Here is the task for the listing below: output exactly the lines from the one containing "Convert this chart to matplotlib code." through the one containing "plt.rcParams['mathtext.fontset'] = 'cm'", and leave out the pictures.

====

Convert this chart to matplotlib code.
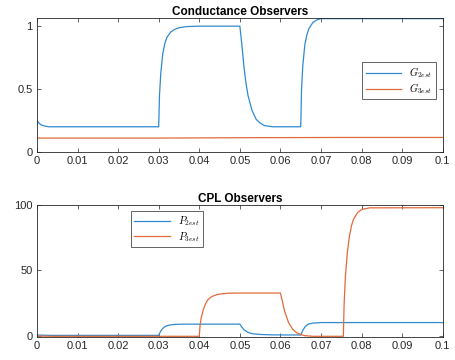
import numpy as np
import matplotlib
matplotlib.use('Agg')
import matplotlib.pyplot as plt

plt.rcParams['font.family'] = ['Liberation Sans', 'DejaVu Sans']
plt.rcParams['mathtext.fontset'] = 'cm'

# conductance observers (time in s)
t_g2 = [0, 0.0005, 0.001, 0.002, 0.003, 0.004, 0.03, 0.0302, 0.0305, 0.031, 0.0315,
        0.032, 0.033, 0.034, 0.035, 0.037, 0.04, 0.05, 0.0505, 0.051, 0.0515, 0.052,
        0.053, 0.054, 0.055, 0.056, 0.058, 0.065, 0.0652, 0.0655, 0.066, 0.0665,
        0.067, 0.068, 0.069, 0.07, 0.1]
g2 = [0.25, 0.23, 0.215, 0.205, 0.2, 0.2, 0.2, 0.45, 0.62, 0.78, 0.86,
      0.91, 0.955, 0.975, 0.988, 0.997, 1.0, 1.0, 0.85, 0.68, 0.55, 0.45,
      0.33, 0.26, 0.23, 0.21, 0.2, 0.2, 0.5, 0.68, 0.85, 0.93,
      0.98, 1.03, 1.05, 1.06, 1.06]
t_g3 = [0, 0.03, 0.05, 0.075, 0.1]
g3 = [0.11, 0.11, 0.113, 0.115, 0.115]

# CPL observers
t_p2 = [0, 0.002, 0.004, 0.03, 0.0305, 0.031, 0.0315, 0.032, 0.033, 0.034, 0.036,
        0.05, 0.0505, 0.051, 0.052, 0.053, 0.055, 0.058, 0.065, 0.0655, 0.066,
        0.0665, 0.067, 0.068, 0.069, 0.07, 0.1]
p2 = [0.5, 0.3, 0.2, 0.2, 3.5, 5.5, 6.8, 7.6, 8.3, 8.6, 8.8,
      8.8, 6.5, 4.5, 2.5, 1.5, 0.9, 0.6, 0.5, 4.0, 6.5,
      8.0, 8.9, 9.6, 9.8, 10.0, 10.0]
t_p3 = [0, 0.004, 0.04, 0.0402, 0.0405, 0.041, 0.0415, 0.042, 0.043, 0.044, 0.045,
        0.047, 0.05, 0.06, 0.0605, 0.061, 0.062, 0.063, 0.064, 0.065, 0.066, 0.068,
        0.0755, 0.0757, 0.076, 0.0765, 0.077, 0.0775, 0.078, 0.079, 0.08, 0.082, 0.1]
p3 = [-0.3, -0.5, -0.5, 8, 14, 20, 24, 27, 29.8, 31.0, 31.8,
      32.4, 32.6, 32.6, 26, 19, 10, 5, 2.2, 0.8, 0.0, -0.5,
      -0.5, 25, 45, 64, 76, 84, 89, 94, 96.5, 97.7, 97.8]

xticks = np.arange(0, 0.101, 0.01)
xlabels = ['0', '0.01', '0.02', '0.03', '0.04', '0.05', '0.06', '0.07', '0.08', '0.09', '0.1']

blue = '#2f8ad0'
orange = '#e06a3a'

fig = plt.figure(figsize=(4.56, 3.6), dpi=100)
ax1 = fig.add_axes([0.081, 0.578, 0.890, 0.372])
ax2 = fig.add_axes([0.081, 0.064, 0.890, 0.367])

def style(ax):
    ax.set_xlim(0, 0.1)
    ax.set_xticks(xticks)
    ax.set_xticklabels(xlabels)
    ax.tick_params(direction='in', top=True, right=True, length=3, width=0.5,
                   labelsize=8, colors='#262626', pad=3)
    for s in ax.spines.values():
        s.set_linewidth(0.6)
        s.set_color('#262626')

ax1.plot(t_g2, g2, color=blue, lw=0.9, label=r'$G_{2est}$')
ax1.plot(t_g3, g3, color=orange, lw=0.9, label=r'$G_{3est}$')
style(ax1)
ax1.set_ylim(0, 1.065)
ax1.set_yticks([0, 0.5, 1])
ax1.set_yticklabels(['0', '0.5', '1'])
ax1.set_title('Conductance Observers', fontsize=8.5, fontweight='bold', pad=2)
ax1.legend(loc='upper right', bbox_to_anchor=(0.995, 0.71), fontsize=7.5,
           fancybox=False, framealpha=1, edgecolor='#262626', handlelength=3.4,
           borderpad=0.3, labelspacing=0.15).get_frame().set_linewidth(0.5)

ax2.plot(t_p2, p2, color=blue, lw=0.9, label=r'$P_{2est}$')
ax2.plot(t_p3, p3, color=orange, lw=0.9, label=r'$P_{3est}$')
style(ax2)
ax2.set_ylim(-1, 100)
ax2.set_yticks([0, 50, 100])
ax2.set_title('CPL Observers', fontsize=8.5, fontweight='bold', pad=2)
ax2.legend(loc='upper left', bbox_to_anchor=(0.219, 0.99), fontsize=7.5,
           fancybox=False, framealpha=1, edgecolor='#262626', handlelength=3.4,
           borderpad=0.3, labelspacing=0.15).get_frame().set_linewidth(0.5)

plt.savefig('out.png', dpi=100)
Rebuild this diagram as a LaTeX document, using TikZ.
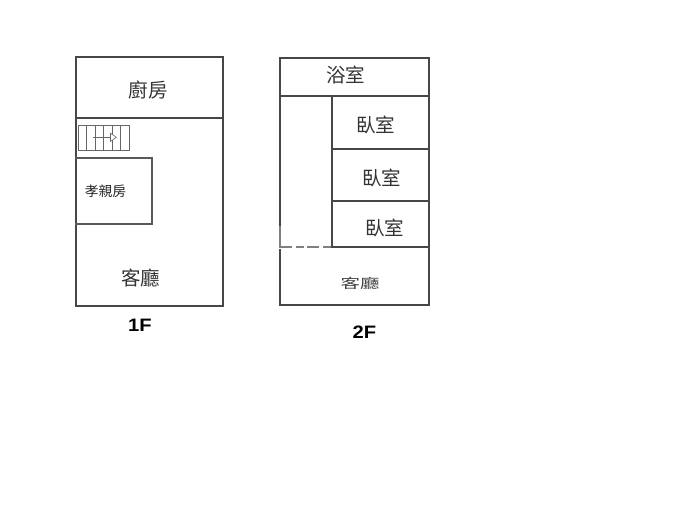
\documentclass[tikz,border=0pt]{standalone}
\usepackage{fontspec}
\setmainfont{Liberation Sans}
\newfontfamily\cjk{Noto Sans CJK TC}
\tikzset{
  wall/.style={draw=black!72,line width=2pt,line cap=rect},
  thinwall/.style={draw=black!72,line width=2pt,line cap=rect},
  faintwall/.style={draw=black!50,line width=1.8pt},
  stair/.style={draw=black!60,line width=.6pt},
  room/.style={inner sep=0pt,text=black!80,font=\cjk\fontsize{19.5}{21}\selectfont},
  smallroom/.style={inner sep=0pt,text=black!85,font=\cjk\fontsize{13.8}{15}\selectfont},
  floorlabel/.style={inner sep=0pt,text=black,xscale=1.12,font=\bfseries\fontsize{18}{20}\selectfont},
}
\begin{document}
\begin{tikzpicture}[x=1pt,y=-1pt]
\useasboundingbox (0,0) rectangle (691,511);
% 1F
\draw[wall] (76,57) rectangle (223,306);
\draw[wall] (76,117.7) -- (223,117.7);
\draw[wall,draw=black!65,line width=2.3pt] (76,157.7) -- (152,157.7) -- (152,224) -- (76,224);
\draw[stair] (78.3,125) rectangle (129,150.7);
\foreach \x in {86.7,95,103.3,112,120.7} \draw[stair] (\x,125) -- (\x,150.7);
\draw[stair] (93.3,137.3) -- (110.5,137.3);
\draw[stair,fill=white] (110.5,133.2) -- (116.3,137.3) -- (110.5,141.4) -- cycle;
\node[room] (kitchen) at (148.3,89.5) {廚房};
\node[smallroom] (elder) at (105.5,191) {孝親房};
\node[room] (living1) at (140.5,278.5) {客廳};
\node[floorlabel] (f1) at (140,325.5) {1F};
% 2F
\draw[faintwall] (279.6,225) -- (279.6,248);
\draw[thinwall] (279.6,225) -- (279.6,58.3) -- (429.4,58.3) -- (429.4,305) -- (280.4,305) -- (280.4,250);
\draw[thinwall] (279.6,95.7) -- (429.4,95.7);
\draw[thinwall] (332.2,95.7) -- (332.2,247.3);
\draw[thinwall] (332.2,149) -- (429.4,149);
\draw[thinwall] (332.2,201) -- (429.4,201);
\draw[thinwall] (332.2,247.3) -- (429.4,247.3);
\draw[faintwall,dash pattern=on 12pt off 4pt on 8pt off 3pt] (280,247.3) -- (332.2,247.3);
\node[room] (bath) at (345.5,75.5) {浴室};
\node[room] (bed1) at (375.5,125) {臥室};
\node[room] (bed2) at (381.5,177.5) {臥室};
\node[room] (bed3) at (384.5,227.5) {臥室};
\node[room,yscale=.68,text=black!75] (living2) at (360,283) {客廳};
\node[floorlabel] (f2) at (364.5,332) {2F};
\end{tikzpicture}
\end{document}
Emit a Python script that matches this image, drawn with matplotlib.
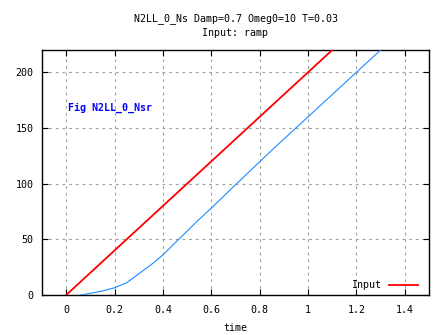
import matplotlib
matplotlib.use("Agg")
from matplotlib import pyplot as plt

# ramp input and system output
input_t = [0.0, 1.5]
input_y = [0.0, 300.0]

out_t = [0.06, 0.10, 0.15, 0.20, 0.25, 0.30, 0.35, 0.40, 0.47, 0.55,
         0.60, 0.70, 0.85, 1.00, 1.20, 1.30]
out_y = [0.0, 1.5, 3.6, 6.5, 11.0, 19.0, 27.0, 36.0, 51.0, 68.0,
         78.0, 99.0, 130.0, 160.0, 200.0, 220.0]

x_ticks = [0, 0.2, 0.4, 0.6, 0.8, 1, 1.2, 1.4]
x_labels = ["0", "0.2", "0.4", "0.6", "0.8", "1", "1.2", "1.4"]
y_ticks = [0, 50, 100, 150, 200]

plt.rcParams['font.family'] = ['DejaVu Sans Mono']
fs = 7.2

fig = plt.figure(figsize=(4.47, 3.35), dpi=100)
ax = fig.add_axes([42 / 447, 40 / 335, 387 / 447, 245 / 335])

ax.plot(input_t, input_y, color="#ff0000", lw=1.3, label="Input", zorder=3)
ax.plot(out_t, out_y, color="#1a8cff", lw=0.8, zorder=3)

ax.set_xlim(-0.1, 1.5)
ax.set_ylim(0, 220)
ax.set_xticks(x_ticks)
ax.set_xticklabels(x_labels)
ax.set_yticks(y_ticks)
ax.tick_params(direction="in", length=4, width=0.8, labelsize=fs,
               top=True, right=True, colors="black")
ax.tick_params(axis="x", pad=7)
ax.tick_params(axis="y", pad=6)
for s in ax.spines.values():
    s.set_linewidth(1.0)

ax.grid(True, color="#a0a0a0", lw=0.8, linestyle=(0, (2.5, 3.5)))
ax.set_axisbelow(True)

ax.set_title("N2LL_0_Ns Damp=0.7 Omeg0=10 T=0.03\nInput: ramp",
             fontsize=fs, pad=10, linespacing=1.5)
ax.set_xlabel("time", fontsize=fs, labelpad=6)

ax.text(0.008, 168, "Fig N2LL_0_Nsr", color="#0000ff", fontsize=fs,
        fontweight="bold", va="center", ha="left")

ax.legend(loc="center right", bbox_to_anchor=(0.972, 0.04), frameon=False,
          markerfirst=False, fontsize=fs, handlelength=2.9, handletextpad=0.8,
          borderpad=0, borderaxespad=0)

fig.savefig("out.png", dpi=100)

====

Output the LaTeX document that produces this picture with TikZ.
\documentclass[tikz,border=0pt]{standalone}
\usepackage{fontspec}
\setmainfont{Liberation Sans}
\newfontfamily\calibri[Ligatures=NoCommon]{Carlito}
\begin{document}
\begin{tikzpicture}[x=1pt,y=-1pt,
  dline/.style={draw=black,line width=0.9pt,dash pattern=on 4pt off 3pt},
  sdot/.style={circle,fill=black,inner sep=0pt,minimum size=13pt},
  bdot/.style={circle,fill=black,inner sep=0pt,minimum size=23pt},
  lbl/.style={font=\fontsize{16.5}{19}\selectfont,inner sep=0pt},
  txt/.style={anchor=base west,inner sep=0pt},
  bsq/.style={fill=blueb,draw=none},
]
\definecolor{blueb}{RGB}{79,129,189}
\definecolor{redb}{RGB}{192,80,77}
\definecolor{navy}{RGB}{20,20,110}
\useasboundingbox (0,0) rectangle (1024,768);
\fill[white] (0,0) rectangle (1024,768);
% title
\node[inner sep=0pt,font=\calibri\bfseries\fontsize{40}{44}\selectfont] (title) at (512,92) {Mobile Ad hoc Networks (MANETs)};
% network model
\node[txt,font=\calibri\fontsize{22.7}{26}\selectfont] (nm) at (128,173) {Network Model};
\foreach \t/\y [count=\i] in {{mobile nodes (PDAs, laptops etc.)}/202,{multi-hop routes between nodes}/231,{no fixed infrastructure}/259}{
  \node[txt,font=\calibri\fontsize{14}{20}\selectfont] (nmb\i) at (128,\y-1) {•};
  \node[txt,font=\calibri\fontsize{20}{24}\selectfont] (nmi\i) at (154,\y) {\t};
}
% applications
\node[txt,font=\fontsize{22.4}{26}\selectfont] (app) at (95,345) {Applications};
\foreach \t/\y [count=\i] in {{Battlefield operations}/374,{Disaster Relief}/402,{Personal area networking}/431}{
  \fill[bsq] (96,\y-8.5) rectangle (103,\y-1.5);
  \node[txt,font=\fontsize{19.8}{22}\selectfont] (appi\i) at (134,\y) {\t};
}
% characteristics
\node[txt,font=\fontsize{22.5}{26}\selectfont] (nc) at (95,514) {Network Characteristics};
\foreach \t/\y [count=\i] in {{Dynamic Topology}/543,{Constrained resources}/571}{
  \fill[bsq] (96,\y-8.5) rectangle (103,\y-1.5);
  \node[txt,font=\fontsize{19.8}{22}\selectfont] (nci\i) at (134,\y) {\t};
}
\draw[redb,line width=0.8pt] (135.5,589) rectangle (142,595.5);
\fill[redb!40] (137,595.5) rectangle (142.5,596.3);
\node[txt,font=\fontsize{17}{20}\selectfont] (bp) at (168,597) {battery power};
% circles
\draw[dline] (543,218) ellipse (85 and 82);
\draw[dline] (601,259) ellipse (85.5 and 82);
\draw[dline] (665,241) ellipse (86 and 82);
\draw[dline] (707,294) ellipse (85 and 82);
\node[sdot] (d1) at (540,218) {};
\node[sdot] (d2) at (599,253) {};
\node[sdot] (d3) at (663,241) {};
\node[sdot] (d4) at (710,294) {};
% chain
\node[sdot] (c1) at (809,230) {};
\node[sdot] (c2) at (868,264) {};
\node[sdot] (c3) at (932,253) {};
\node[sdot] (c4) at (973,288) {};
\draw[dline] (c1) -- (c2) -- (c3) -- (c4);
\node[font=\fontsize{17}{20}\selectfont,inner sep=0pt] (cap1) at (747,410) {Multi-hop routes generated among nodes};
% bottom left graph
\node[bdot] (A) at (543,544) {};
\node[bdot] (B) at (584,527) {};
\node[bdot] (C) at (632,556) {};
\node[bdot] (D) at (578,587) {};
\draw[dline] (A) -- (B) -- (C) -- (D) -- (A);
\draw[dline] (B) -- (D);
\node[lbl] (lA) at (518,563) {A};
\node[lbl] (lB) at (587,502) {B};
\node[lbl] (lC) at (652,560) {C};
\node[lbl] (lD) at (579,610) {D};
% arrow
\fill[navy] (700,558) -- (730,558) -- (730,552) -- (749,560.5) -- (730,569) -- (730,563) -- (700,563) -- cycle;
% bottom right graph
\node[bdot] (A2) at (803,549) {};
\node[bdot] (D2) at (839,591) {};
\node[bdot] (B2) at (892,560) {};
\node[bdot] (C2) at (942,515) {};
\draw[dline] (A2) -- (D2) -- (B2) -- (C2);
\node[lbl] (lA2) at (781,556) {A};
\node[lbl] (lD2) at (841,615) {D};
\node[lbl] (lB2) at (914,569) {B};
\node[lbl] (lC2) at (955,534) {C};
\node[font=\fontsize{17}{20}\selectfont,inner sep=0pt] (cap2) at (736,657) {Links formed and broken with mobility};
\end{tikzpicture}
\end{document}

====

**Exercise answer:**
Convert this chart to matplotlib code.
import numpy as np
import matplotlib
matplotlib.use('Agg')
import matplotlib.pyplot as plt

plt.rcParams['font.family'] = ['Liberation Sans', 'DejaVu Sans']
plt.rcParams['mathtext.fontset'] = 'cm'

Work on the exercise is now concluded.